The Sessions should have resonated with emotional depth. I mean, the premise alone is enough to tug at the proverbial heartstrings. So when one and a half hours of movie failed to tug, the disappointment wasn’t just the standard disappointment in a poorly crafted movie - it was disappointment that the filmmakers failed to do justice to O’Brien’s story.

To begin with, Helen Hunt does not possess the talent to take on a role like this. Between her inconsistent and grating effort to speak with a Boston accent and her habit of delivering all of her lines with the same vocal inflection, she was a glaring weak link in an otherwise decent cast.

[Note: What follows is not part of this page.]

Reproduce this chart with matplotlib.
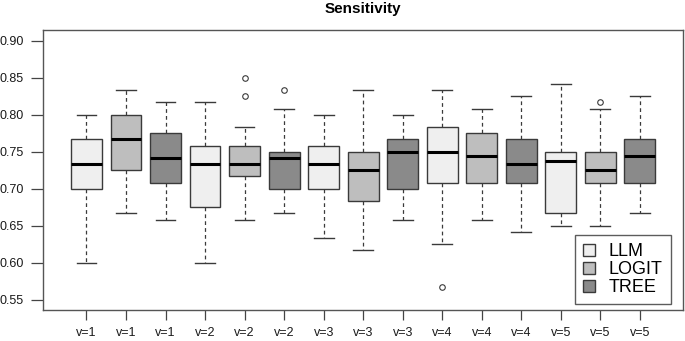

John Hawkes, who is capable of exuding almost tangible charisma and intensity in the right role seems to be empty in this one. Not that he isn’t believable. I accepted that he was unable to move and struggling with Mark O’Brien’s issues. But something critical was missing. I never felt connected to O’Brien. I never really felt anything.

And that was the problem. It felt as if the screenwriter, Ben Lewin, who also directed, assumed people would connect to O’Brien simply because he was disabled. Character development was tossed aside, not only for the main character, but for all those with whom he interacted. O’Brien’s priest (played by William H. Macy in his new, comfortable but unremarkable long-haired Macy persona) and assistants, who were prominent figures throughout, were like stand-ins for characters - we never learned anything about them, so we never attached to them either. Facts about O’Brien’s life were revealed, often through the sex surrogate’s recordings of her sessions with him, but they felt like encyclopedia entries rather than character revelations.

The Sessons should have been one of those movies about triumph in the face of great obstacles that the Academy loves. The recipe had all the ingredients, but somehow in Lewin’s hands, its soul got left out.